- _Required work_: Print, without altering anything, the lines from the one that holds "Give me the" to the one that holds "from matplotlib.lines import Line2D", inclusive. No other lines belong in the output.

- _Data entries_:
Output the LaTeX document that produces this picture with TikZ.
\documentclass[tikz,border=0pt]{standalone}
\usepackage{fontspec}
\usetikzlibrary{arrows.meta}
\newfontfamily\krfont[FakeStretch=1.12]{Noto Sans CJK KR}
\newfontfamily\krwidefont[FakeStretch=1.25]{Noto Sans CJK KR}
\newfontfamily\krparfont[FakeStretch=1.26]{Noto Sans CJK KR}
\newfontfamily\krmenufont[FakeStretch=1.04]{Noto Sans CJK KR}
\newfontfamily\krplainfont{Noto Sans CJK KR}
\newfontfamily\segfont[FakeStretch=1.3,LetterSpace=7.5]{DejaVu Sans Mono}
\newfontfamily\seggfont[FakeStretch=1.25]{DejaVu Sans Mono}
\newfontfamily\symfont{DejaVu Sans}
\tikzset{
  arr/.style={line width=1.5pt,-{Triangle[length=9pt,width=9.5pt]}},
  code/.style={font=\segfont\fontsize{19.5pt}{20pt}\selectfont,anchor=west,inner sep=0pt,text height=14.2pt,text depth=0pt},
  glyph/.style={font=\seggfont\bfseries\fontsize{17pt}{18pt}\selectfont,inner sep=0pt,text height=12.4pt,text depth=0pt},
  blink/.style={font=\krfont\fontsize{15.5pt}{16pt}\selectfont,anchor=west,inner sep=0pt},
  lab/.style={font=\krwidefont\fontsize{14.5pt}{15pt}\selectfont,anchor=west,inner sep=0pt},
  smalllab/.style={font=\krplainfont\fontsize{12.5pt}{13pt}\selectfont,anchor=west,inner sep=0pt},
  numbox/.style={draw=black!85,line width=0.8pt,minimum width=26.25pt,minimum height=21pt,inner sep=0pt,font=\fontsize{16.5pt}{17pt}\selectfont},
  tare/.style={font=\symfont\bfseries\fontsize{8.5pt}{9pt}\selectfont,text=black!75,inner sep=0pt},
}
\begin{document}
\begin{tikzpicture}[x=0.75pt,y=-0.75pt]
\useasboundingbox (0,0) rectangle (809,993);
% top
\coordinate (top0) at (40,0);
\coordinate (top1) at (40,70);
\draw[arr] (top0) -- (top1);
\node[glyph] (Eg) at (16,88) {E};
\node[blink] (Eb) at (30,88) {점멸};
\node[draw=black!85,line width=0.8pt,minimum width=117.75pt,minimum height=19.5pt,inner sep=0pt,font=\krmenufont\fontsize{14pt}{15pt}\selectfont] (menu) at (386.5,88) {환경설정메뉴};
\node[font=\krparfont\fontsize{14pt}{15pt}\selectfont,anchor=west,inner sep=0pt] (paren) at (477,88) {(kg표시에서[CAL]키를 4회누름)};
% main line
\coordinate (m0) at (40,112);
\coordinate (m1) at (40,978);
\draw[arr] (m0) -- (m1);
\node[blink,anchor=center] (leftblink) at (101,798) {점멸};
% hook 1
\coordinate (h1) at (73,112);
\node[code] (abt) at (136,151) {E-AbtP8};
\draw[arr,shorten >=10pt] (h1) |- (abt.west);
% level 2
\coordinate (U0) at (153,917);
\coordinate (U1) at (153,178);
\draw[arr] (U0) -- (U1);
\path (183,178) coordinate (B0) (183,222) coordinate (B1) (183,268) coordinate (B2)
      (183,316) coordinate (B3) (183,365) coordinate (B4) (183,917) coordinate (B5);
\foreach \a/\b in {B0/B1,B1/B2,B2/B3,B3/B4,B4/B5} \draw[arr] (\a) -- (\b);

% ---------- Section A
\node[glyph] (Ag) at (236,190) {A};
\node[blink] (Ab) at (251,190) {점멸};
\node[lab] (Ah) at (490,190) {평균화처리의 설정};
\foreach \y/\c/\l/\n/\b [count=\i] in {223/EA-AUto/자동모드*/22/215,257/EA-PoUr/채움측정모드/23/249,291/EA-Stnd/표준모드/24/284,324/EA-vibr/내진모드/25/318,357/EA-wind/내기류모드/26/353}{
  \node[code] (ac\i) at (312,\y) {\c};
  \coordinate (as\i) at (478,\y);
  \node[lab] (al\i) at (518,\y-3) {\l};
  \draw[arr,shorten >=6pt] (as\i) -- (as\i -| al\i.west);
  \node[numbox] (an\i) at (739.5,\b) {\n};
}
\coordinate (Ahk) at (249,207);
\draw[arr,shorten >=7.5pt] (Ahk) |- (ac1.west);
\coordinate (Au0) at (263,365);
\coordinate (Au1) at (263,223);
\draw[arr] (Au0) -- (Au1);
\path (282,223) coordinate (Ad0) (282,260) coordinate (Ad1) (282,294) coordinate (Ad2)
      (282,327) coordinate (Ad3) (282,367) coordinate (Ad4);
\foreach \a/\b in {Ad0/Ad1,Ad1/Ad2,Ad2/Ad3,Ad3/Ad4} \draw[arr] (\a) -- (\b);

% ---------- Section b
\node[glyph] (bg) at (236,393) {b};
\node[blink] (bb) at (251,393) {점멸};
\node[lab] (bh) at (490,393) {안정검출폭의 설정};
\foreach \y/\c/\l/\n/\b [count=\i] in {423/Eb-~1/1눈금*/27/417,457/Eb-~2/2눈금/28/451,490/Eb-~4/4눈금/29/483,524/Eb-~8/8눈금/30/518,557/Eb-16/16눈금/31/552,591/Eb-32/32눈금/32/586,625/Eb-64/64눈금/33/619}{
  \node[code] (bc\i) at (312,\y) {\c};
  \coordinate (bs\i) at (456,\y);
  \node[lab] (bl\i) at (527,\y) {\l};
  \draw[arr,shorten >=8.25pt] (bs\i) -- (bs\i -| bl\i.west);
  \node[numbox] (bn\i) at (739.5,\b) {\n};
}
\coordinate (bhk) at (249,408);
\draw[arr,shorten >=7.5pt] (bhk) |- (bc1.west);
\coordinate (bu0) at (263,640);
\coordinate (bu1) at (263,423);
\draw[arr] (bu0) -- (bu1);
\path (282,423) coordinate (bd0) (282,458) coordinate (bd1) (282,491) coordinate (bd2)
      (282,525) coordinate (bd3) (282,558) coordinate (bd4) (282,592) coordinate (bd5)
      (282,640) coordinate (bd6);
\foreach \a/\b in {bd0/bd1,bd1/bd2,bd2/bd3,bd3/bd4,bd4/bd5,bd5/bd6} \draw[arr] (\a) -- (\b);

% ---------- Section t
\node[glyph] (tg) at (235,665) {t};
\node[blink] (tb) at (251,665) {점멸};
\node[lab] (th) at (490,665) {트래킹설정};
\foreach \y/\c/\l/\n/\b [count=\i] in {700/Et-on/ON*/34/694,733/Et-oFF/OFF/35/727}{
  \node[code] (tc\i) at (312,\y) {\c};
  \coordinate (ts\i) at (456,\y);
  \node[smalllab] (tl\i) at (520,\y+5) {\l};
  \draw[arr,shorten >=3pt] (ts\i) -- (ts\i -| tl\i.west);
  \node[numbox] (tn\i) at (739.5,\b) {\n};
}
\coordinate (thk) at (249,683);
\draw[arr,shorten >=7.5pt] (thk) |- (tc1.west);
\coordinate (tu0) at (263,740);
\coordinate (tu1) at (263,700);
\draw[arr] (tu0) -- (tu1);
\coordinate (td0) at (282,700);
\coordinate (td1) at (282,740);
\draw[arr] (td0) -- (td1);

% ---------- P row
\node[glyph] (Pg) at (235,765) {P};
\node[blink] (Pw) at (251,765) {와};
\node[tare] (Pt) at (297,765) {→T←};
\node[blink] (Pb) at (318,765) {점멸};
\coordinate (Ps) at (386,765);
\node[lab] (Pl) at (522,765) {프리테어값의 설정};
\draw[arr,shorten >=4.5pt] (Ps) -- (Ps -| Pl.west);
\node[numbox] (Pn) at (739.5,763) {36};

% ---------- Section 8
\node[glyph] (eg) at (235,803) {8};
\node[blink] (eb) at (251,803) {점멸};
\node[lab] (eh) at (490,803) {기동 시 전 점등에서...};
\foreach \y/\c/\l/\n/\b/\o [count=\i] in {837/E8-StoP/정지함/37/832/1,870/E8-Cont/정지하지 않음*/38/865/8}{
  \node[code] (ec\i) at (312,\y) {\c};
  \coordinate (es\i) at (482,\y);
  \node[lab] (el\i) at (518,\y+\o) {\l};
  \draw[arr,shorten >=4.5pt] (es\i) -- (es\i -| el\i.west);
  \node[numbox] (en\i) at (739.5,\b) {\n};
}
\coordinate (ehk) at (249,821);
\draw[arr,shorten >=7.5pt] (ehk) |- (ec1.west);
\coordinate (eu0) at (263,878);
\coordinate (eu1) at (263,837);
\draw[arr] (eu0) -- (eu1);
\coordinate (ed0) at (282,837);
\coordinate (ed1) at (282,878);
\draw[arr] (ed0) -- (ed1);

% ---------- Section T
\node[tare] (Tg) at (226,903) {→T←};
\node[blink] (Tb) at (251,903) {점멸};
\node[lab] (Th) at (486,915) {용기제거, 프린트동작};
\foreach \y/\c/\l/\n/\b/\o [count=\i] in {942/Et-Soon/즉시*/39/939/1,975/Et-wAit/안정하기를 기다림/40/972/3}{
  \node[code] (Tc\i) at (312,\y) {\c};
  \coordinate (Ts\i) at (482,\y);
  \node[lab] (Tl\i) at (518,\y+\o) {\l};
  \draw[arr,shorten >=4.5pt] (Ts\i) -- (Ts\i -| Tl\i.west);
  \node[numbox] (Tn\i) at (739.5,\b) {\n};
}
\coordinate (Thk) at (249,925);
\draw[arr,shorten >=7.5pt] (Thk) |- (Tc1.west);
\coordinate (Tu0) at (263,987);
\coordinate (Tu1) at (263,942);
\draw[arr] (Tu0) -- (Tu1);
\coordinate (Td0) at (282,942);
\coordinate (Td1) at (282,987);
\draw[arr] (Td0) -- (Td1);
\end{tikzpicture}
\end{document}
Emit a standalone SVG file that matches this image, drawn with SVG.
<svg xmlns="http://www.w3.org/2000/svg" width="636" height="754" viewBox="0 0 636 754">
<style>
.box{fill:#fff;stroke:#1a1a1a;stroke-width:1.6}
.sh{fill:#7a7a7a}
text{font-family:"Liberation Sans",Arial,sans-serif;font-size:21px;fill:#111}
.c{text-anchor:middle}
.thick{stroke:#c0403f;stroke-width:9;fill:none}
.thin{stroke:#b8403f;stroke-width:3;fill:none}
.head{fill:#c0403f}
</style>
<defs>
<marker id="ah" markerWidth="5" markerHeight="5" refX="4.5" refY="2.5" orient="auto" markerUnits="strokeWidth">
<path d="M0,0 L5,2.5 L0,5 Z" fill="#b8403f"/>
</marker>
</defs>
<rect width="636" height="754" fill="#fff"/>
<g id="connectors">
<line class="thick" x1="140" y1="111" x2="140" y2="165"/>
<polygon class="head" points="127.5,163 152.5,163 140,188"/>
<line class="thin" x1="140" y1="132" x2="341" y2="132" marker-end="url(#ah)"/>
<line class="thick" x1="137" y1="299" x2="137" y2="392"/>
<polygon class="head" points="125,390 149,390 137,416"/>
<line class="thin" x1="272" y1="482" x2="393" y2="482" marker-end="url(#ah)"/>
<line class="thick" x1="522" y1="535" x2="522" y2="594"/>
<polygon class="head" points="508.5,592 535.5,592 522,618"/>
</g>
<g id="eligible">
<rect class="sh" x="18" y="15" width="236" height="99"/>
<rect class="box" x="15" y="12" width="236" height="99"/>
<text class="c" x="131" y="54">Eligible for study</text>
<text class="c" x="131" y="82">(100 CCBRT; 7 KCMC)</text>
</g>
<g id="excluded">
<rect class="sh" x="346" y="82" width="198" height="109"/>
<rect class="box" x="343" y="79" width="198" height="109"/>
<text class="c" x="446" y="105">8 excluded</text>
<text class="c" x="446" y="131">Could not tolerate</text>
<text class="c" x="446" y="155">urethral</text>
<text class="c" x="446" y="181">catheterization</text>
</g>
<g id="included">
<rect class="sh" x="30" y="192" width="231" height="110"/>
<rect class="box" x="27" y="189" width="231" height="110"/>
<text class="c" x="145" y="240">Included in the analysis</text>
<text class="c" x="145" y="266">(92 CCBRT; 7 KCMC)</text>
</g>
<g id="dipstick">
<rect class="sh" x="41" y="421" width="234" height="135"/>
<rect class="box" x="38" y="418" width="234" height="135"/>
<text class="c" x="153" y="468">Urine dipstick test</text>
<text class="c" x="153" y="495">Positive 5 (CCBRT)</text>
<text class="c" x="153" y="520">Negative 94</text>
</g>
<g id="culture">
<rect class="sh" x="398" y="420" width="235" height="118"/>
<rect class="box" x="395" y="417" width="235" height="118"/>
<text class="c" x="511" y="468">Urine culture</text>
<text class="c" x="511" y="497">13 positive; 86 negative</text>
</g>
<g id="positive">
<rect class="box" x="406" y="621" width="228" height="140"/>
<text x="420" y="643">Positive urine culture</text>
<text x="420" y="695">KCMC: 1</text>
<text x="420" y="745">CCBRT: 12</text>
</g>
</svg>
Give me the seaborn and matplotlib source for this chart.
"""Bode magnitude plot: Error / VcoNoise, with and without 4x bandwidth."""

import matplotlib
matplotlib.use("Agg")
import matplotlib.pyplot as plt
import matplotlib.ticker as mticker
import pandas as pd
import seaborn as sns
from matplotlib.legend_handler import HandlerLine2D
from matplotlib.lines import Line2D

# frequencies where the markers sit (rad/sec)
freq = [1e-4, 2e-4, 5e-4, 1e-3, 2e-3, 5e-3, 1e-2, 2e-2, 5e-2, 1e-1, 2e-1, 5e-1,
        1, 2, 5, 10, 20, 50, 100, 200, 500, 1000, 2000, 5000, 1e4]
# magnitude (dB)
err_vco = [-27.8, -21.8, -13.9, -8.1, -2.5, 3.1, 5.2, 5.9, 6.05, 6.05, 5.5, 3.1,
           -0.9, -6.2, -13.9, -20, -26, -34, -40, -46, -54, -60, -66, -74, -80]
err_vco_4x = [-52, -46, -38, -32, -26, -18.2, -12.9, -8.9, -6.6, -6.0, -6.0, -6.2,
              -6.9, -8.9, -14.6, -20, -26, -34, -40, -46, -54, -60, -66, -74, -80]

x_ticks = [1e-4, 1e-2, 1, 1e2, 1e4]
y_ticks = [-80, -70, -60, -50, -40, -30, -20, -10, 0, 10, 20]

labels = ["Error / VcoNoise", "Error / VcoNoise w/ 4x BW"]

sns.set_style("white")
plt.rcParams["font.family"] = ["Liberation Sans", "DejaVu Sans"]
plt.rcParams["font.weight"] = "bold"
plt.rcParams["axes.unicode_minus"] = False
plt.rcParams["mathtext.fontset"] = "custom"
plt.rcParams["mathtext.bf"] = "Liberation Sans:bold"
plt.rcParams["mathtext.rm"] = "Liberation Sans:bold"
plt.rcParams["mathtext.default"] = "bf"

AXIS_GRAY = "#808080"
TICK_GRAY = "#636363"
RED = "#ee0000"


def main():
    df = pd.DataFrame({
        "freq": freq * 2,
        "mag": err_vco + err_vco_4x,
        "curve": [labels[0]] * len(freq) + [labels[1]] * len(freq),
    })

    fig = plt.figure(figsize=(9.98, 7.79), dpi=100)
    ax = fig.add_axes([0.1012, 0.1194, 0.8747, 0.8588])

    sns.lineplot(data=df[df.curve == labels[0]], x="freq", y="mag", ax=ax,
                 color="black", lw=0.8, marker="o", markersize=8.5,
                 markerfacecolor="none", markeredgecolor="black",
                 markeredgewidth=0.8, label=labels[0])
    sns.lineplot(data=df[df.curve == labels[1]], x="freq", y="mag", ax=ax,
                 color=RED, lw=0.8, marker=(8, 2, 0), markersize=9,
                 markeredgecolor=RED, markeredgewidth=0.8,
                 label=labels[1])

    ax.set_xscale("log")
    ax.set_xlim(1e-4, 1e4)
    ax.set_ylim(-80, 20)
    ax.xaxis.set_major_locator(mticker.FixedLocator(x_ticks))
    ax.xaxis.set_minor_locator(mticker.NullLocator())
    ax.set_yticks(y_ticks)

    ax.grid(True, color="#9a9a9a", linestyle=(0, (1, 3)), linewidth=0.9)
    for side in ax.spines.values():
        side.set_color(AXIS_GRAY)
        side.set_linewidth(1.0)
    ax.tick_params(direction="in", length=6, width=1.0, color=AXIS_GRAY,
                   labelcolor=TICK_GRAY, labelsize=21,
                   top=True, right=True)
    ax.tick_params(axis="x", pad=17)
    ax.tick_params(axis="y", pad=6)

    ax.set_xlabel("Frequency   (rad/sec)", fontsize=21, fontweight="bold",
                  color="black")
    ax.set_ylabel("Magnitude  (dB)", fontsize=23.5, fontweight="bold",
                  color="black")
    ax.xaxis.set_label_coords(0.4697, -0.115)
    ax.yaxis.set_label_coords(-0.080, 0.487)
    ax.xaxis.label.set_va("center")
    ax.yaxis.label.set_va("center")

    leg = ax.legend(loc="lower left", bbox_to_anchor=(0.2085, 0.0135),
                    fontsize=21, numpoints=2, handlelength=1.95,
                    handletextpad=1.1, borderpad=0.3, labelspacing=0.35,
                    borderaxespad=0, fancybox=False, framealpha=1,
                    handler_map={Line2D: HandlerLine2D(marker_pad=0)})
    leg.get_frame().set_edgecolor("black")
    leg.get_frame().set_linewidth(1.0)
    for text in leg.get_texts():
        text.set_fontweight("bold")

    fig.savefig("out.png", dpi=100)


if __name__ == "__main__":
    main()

- _Result of the exercise_:
Give me the seaborn and matplotlib source for this chart.
"""Bode magnitude plot: Error / VcoNoise, with and without 4x bandwidth."""

import matplotlib
matplotlib.use("Agg")
import matplotlib.pyplot as plt
import matplotlib.ticker as mticker
import pandas as pd
import seaborn as sns
from matplotlib.legend_handler import HandlerLine2D
from matplotlib.lines import Line2D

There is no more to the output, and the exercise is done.